--- BEGIN Data section ---
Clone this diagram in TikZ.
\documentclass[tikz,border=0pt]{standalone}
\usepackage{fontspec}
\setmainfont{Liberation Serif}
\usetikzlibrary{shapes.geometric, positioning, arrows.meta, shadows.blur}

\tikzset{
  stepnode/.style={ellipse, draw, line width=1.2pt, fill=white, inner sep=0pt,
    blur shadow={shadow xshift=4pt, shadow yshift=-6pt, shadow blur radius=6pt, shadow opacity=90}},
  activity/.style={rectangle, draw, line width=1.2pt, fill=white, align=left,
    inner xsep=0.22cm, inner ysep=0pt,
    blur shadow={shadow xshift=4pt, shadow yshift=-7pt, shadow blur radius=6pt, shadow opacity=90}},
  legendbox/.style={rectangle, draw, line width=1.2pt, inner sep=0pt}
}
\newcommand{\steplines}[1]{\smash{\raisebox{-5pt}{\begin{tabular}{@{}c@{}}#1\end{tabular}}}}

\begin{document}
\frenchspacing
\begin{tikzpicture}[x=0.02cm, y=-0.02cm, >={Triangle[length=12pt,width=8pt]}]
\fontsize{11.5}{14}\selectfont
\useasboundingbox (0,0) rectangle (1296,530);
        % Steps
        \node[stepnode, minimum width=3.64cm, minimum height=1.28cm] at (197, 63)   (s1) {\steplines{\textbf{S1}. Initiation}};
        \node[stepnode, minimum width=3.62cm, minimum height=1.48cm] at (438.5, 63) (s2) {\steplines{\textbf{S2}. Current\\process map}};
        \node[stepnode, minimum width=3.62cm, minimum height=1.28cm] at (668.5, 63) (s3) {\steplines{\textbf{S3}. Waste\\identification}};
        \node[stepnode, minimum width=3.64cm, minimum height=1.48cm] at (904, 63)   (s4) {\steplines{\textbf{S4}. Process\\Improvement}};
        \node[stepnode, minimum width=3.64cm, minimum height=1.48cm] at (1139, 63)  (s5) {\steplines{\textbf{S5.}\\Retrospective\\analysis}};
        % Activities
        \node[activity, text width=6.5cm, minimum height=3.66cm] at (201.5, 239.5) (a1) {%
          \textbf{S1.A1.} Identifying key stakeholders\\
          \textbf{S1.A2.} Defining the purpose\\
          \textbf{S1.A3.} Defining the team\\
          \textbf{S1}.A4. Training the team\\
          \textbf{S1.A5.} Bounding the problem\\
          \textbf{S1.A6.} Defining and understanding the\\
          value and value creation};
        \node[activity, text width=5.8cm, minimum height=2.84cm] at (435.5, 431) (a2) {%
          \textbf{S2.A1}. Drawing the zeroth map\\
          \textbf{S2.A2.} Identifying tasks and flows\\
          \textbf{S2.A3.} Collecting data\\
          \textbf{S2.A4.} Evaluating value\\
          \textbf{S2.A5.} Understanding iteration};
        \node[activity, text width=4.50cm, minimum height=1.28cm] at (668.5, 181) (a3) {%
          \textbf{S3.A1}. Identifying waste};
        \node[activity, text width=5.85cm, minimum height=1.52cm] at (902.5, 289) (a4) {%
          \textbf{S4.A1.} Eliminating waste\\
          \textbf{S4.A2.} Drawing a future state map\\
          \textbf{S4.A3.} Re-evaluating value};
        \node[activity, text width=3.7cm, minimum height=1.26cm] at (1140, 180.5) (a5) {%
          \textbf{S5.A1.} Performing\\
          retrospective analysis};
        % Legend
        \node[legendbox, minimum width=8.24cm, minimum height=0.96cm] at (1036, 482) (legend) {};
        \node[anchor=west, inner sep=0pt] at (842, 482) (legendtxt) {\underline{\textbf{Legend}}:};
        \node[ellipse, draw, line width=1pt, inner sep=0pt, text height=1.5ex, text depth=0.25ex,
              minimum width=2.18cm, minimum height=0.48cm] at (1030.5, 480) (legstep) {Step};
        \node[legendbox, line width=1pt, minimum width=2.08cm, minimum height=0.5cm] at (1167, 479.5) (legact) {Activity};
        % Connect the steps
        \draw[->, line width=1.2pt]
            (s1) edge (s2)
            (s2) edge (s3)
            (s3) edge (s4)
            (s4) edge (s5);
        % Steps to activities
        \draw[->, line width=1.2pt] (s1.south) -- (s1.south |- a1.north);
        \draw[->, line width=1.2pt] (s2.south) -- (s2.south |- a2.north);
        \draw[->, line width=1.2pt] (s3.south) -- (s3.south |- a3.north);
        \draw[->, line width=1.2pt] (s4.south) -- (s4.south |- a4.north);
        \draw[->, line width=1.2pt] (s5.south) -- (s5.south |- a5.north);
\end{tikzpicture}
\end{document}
--- END Data section ---
Task – Retype the whole listing above exactly.

Exercise solution –
Clone this diagram in TikZ.
\documentclass[tikz,border=0pt]{standalone}
\usepackage{fontspec}
\setmainfont{Liberation Serif}
\usetikzlibrary{shapes.geometric, positioning, arrows.meta, shadows.blur}

\tikzset{
  stepnode/.style={ellipse, draw, line width=1.2pt, fill=white, inner sep=0pt,
    blur shadow={shadow xshift=4pt, shadow yshift=-6pt, shadow blur radius=6pt, shadow opacity=90}},
  activity/.style={rectangle, draw, line width=1.2pt, fill=white, align=left,
    inner xsep=0.22cm, inner ysep=0pt,
    blur shadow={shadow xshift=4pt, shadow yshift=-7pt, shadow blur radius=6pt, shadow opacity=90}},
  legendbox/.style={rectangle, draw, line width=1.2pt, inner sep=0pt}
}
\newcommand{\steplines}[1]{\smash{\raisebox{-5pt}{\begin{tabular}{@{}c@{}}#1\end{tabular}}}}

\begin{document}
\frenchspacing
\begin{tikzpicture}[x=0.02cm, y=-0.02cm, >={Triangle[length=12pt,width=8pt]}]
\fontsize{11.5}{14}\selectfont
\useasboundingbox (0,0) rectangle (1296,530);
        % Steps
        \node[stepnode, minimum width=3.64cm, minimum height=1.28cm] at (197, 63)   (s1) {\steplines{\textbf{S1}. Initiation}};
        \node[stepnode, minimum width=3.62cm, minimum height=1.48cm] at (438.5, 63) (s2) {\steplines{\textbf{S2}. Current\\process map}};
        \node[stepnode, minimum width=3.62cm, minimum height=1.28cm] at (668.5, 63) (s3) {\steplines{\textbf{S3}. Waste\\identification}};
        \node[stepnode, minimum width=3.64cm, minimum height=1.48cm] at (904, 63)   (s4) {\steplines{\textbf{S4}. Process\\Improvement}};
        \node[stepnode, minimum width=3.64cm, minimum height=1.48cm] at (1139, 63)  (s5) {\steplines{\textbf{S5.}\\Retrospective\\analysis}};
        % Activities
        \node[activity, text width=6.5cm, minimum height=3.66cm] at (201.5, 239.5) (a1) {%
          \textbf{S1.A1.} Identifying key stakeholders\\
          \textbf{S1.A2.} Defining the purpose\\
          \textbf{S1.A3.} Defining the team\\
          \textbf{S1}.A4. Training the team\\
          \textbf{S1.A5.} Bounding the problem\\
          \textbf{S1.A6.} Defining and understanding the\\
          value and value creation};
        \node[activity, text width=5.8cm, minimum height=2.84cm] at (435.5, 431) (a2) {%
          \textbf{S2.A1}. Drawing the zeroth map\\
          \textbf{S2.A2.} Identifying tasks and flows\\
          \textbf{S2.A3.} Collecting data\\
          \textbf{S2.A4.} Evaluating value\\
          \textbf{S2.A5.} Understanding iteration};
        \node[activity, text width=4.50cm, minimum height=1.28cm] at (668.5, 181) (a3) {%
          \textbf{S3.A1}. Identifying waste};
        \node[activity, text width=5.85cm, minimum height=1.52cm] at (902.5, 289) (a4) {%
          \textbf{S4.A1.} Eliminating waste\\
          \textbf{S4.A2.} Drawing a future state map\\
          \textbf{S4.A3.} Re-evaluating value};
        \node[activity, text width=3.7cm, minimum height=1.26cm] at (1140, 180.5) (a5) {%
          \textbf{S5.A1.} Performing\\
          retrospective analysis};
        % Legend
        \node[legendbox, minimum width=8.24cm, minimum height=0.96cm] at (1036, 482) (legend) {};
        \node[anchor=west, inner sep=0pt] at (842, 482) (legendtxt) {\underline{\textbf{Legend}}:};
        \node[ellipse, draw, line width=1pt, inner sep=0pt, text height=1.5ex, text depth=0.25ex,
              minimum width=2.18cm, minimum height=0.48cm] at (1030.5, 480) (legstep) {Step};
        \node[legendbox, line width=1pt, minimum width=2.08cm, minimum height=0.5cm] at (1167, 479.5) (legact) {Activity};
        % Connect the steps
        \draw[->, line width=1.2pt]
            (s1) edge (s2)
            (s2) edge (s3)
            (s3) edge (s4)
            (s4) edge (s5);
        % Steps to activities
        \draw[->, line width=1.2pt] (s1.south) -- (s1.south |- a1.north);
        \draw[->, line width=1.2pt] (s2.south) -- (s2.south |- a2.north);
        \draw[->, line width=1.2pt] (s3.south) -- (s3.south |- a3.north);
        \draw[->, line width=1.2pt] (s4.south) -- (s4.south |- a4.north);
        \draw[->, line width=1.2pt] (s5.south) -- (s5.south |- a5.north);
\end{tikzpicture}
\end{document}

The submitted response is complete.